Core Functional Differences: Scope and Calculation Logic
The primary technical distinction lies in the asset coverage each calculator supports. A standard forex calculator processes inputs such as currency pair, account currency, trade size (in lots), entry and exit prices, and direction (buy/sell). The output typically includes pip value, profit or loss, margin requirements, and swap points. The benchmark contract size is 100,000 units per standard lot, as noted by FXTM. Conversely, a CFD calculator extends this logic to non-currency instruments, where position sizing may be expressed in units or contracts, and profit/loss is calculated based on point movements rather than pips. IG’s South Africa calculator, for example, models profit scenarios across 50 to 500 point ranges, illustrating how CFD tools accommodate the volatility of indices or commodities.
From a data perspective, a forex calculator is inherently narrower. It assumes all trades involve a base and quote currency, with pip values that vary by pair. A CFD calculator, however, must handle multiple pricing conventions: share CFDs may be priced in cents, while index CFDs use points. This complexity makes CFD calculators more versatile but also requires traders to input additional parameters, such as contract size multipliers or margin percentages specific to each instrument class.
Risk Management and Position Sizing: A Data-Heavy Comparison
Both calculator types serve as decision-support instruments for risk management, but their application differs. Forex calculators excel at estimating margin requirements under leverage, a critical function given that South African brokers often offer leverage up to 1:50 or higher on major pairs. A trader can input a 1 standard lot EUR/USD trade at 1:30 leverage and immediately see the required margin in ZAR. CFD calculators, however, must compute margin across asset classes with varying leverage caps—for example, 1:20 on individual shares and 1:10 on commodities.

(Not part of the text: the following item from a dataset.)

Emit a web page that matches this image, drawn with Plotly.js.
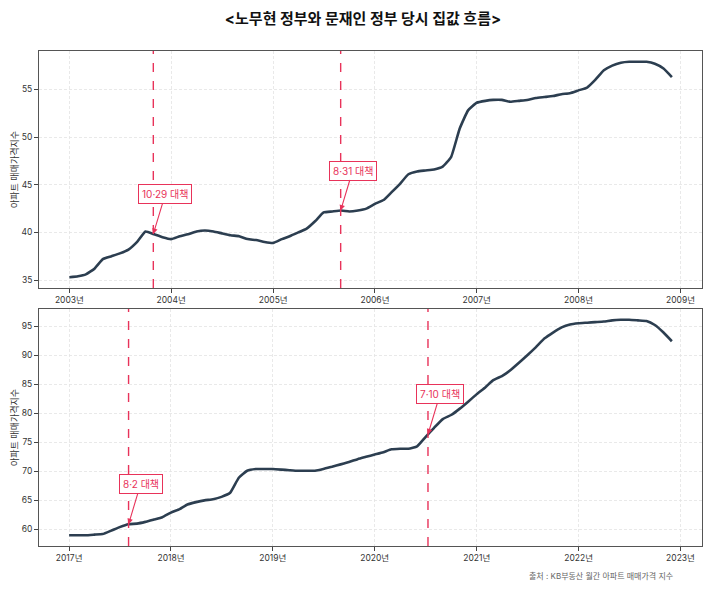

Position sizing is another core function where the tools diverge. A forex calculator typically estimates lot size based on account risk (e.g., 2% of a R50,000 account) and stop-loss distance in pips. A CFD calculator does the same but uses points or ticks, which are not uniform across instruments. For a South African trader hedging a JSE Top40 index position, the CFD calculator must convert point movements into ZAR values, factoring in contract size. Broker education pages consistently warn that these outputs are informational only and not guaranteed, reinforcing the need for traders to cross-verify with live market data.
Practical Insight: When to Choose One Over the Other
The decision between a forex and CFD calculator hinges on portfolio composition. If a trader exclusively speculates on currency pairs—such as USD/ZAR, EUR/USD, or GBP/JPY—a dedicated forex calculator provides all necessary metrics: pip value, swap points, margin, and profit/loss. Data from FXTM shows that the standard lot benchmark simplifies these calculations, making forex calculators highly efficient for single-market traders.
However, the majority of South African retail traders now operate multi-asset portfolios. According to industry surveys, over 60% of active traders engage with at least one non-forex asset class, such as gold CFDs or US30 index CFDs. For these traders, a CFD calculator is indispensable. It consolidates margin, profit, and position sizing calculations for currencies, indices, commodities, and shares into a single interface. Brokers like IG explicitly combine forex and CFD calculators into one tool, reflecting the market reality that most traders require both capabilities. The key insight: a CFD calculator is the more prudent long-term choice for traders planning to expand beyond forex, while a forex calculator remains adequate for currency-only strategies.
Conclusion: Matching the Tool to the Strategy
South African traders face a clear analytical choice. Forex calculators are precise, efficient, and sufficient for currency pair specialists. CFD calculators offer broader utility, supporting multi-asset portfolios with a single interface. The research data indicates that CFD calculators are not a replacement but an extension—they include forex functionality while adding support for shares, indices, and commodities. Ultimately, the decision should be driven by portfolio scope: traders should match the calculator’s asset coverage to their actual trading activity. For the majority of South African traders, a CFD calculator represents the more versatile and future-proof option.